Once the Pareto front has been examined, experimenters should further explore by clicking on one of the color-coded design points within the plot to view that design. Once a point is selected, a pairwise scatterplot of the chosen design will open, with the scatterplots and histograms being of the same color as the design point on the Pareto front for ease of comparison between designs. Multiple designs can be open simultaneously.

7. To get a better understanding of the different designs located on the Pareto front, we will examine three: one from the left end, one from the right end, and one from the middle. The three designs we will choose are Design 1 (purple), Design 15 (red), and Design 10 (green), as shown on the Pareto front plot above.

From the values on the axes in Figure 10 for each of the three design points, we can determine, even before viewing the individual designs, several important facts. We know that Design 1 (purple) is the best design if we want the objectively-best space-filling in the response space, and don’t mind poor space-filling in the input space. Similarly, we know that Design 15 (red) is the best design if we want the objectively-best space-filling in the input space, and don’t mind poor space-filling in the response space. We also know Design 10 (green) will offer a compromise, with moderate space-filling in both spaces. Design 10, or another compromise design along the Pareto front, is a good choice if we hope to balance space-filling in the input and response spaces.

Note

The design with the best space-filling in the input space overall, here Design 15 (red), is the same as a regular uniform space-filling design.

Design 1 Purple — Figure 11: Pairwise Scatterplot of Design 1

To determine how well a design fills the response space, we will look at the histogram for the response, Y, in the bottom-right for each of the designs and see how evenly spread the values appear. If we had a two- or higher-dimensional response space, we would examine the scatterplot(s) for the response variables for even spacing. We can confirm that Design 1 (purple) does have the best space-filling in the response space of the three. The values of the response are evenly spread throughout the space, with no large gaps. By contrast, Design 15 (red) has many holes and gaps in the response space.

Even though the criterion value for response space-filling in Design 10 (green) is less than Design 1 (purple), the response space-filling in Design 10 seems to fill the space fairly well. The differences in criterion values provide a useful summary of the trade-offs but it is important to also examine the scatterplots directly for a more intuitive illustration of what these trade-offs will look like in practice.
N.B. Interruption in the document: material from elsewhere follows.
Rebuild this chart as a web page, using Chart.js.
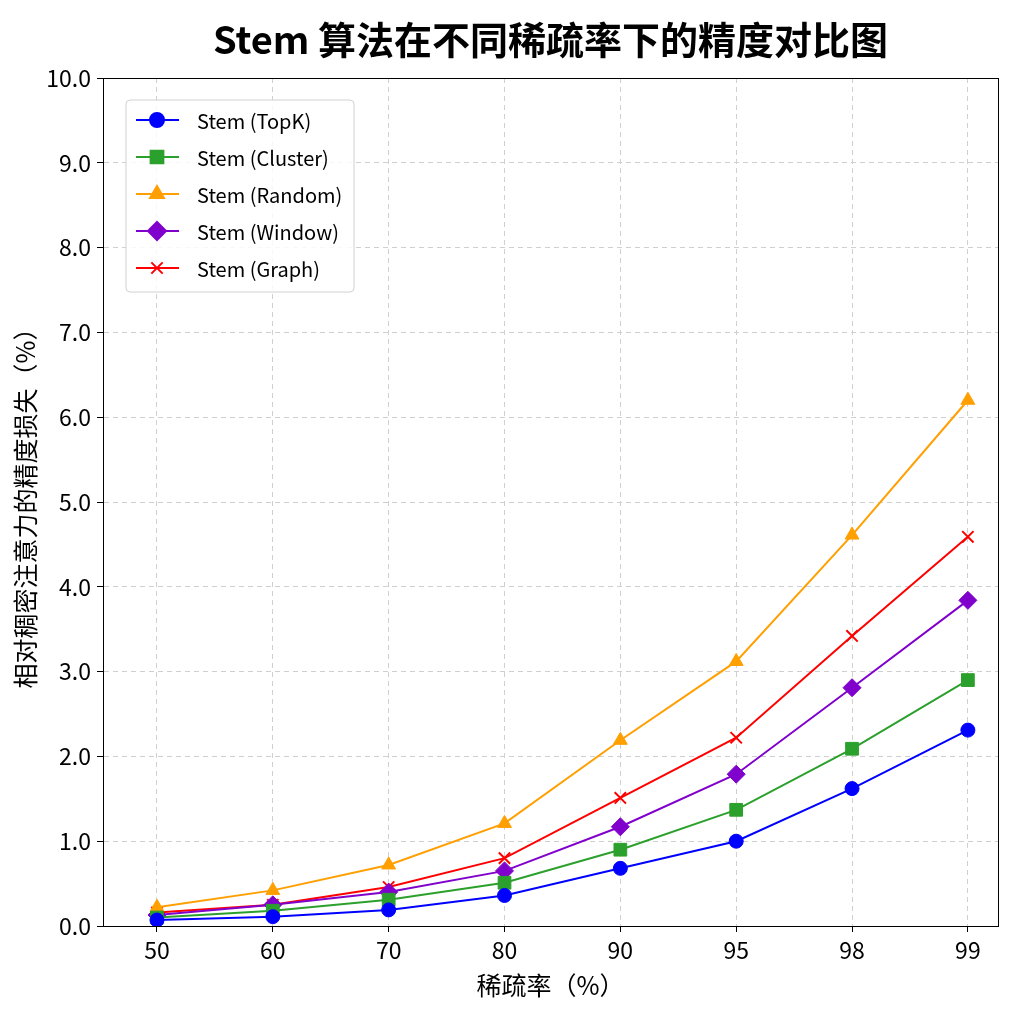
<!DOCTYPE html>
<html>
<head>
<meta charset="utf-8">
<script src="https://cdn.jsdelivr.net/npm/chart.js@4/dist/chart.umd.min.js"></script>
<style>
  html, body { margin: 0; padding: 0; background: #fff; }
  #wrap { width: 1024px; height: 1024px; }
</style>
</head>
<body>
<div id="wrap"><canvas id="chart" width="1024" height="1024"></canvas></div>
<script>
// data
const categories = ['50', '60', '70', '80', '90', '95', '98', '99'];
const topk    = [0.07, 0.11, 0.19, 0.36, 0.68, 1.00, 1.62, 2.31];
const cluster = [0.10, 0.18, 0.31, 0.51, 0.90, 1.37, 2.09, 2.90];
const random  = [0.22, 0.42, 0.72, 1.21, 2.19, 3.12, 4.61, 6.20];
const windowS = [0.13, 0.25, 0.40, 0.65, 1.17, 1.79, 2.81, 3.84];
const graph   = [0.16, 0.25, 0.46, 0.80, 1.51, 2.22, 3.42, 4.59];
const yTicks  = [0, 1, 2, 3, 4, 5, 6, 7, 8, 9, 10];

const FONT = '"Noto Sans CJK SC", "Noto Sans", sans-serif';

function series(label, values, color, style, radius) {
    return {
        label: label,
        data: values.map((v, i) => ({ x: i, y: v })),
        borderColor: color,
        backgroundColor: color,
        pointStyle: style,
        pointRadius: radius,
        pointHoverRadius: radius,
        pointBorderWidth: style === 'crossRot' ? 2 : 1,
        borderWidth: 2,
        tension: 0
    };
}

const datasets = [
    series('Stem (TopK)', topk, '#0000ff', 'circle', 7),
    series('Stem (Cluster)', cluster, '#2ca02c', 'rect', 9),
    series('Stem (Random)', random, '#ff9f00', 'triangle', 8),
    series('Stem (Window)', windowS, '#8000cc', 'rectRot', 9),
    series('Stem (Graph)', graph, '#ff0000', 'crossRot', 8)
];

// title, full frame and the in-plot legend
const decorations = {
    id: 'decorations',
    afterDraw(chart) {
        const ctx = chart.ctx;
        const a = chart.chartArea;
        ctx.save();

        ctx.strokeStyle = '#000';
        ctx.lineWidth = 1;
        ctx.strokeRect(a.left + 0.5, a.top + 0.5, a.right - a.left, a.bottom - a.top);

        ctx.fillStyle = '#000';
        ctx.font = 'bold 38px ' + FONT;
        ctx.textAlign = 'center';
        ctx.textBaseline = 'middle';
        ctx.fillText('Stem 算法在不同稀疏率下的精度对比图', (a.left + a.right) / 2, 40);

        // legend box
        const bx = 126, by = 100, bw = 228, bh = 192, r = 4;
        ctx.beginPath();
        ctx.moveTo(bx + r, by);
        ctx.arcTo(bx + bw, by, bx + bw, by + bh, r);
        ctx.arcTo(bx + bw, by + bh, bx, by + bh, r);
        ctx.arcTo(bx, by + bh, bx, by, r);
        ctx.arcTo(bx, by, bx + bw, by, r);
        ctx.closePath();
        ctx.fillStyle = 'rgba(255,255,255,0.85)';
        ctx.fill();
        ctx.strokeStyle = '#d0d0d0';
        ctx.stroke();

        chart.data.datasets.forEach((ds, i) => {
            const y = 120 + i * 37;
            ctx.strokeStyle = ds.borderColor;
            ctx.lineWidth = 2;
            ctx.beginPath();
            ctx.moveTo(136, y);
            ctx.lineTo(179, y);
            ctx.stroke();
            ctx.fillStyle = ds.backgroundColor;
            Chart.helpers.drawPoint(ctx, {
                pointStyle: ds.pointStyle,
                radius: ds.pointRadius,
                rotation: 0,
                borderWidth: ds.pointBorderWidth
            }, 157, y);
            ctx.fillStyle = '#000';
            ctx.font = '20px ' + FONT;
            ctx.textAlign = 'left';
            ctx.textBaseline = 'middle';
            ctx.fillText(ds.label, 197, y + 1);
        });
        ctx.restore();
    }
};

new Chart(document.getElementById('chart'), {
    type: 'line',
    data: { datasets: datasets },
    options: {
        responsive: false,
        animation: false,
        layout: { padding: { top: 78, right: 26, left: 0, bottom: 0 } },
        plugins: {
            legend: { display: false },
            tooltip: { enabled: false }
        },
        scales: {
            x: {
                type: 'linear',
                min: -0.466,
                max: 7.26,
                afterFit: (s) => { s.height = 98; },
                afterBuildTicks: (s) => { s.ticks = categories.map((c, i) => ({ value: i })); },
                ticks: {
                    callback: (v) => categories[v],
                    color: '#000',
                    font: { family: FONT, size: 23 },
                    padding: 4,
                    maxRotation: 0,
                    autoSkip: false
                },
                grid: {
                    color: '#d0d0d0',
                    tickColor: '#000',
                    tickLength: 6,
                    tickBorderDash: []
                },
                border: { color: '#000', dash: [5, 4] },
                title: {
                    display: true,
                    text: '稀疏率（%）',
                    color: '#000',
                    font: { family: FONT, size: 25 },
                    padding: { top: 2, bottom: 24 }
                }
            },
            y: {
                min: 0,
                max: 10,
                afterFit: (s) => { s.width = 103; },
                afterBuildTicks: (s) => { s.ticks = yTicks.map((v) => ({ value: v })); },
                ticks: {
                    callback: (v) => v.toFixed(1),
                    color: '#000',
                    font: { family: FONT, size: 23 },
                    padding: 6
                },
                grid: {
                    color: '#d0d0d0',
                    tickColor: '#000',
                    tickLength: 6,
                    tickBorderDash: []
                },
                border: { color: '#000', dash: [5, 4] },
                title: {
                    display: true,
                    text: '相对稠密注意力的精度损失（%）',
                    color: '#000',
                    font: { family: FONT, size: 25 },
                    padding: { top: 10, bottom: 0 }
                }
            }
        }
    },
    plugins: [decorations]
});
</script>
</body>
</html>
To examine input space-filling, we will now look at the scatterplot of the input variables, X1 and X2, located in the top-middle. If we had more than two input variables, we would look at a combination of pairwise scatterplots. It would be a bit harder to determine how well the space-filling of a given design appeared, so in that case, we rely more heavily on the position of the design on the Pareto front.

Here, Design 15 (red) definitely has the best input space-filling. The design points are spread apart with no large holes or gaps, covering the entire space well. The input space-filling in Design 1 (purple) has many large holes, and even that in Design 10 (green) has a hole or two.

With this variety of space-filling designs, plus the 12 more located on the Pareto front, it’s easy to see there are many “best” designs for any given weighting of input and response space-filling. The Input-Response Space-Filling design tool gives the experimenter the flexibility to consider each design on the Pareto front to find the compromise between input and output space-filling to best fit the experimental objectives.

8. In the case of this example, we were hoping to find a design with good space-filling in both spaces. Design 10 (green) is an excellent candidate for this, though to be thorough we should also examine more designs along the Pareto front. In particular, Designs 4, 6, 7, and 11, and even 2, 3, and 13, should be explored to see how these other “best” designs balance space-filling uniquely in the two spaces.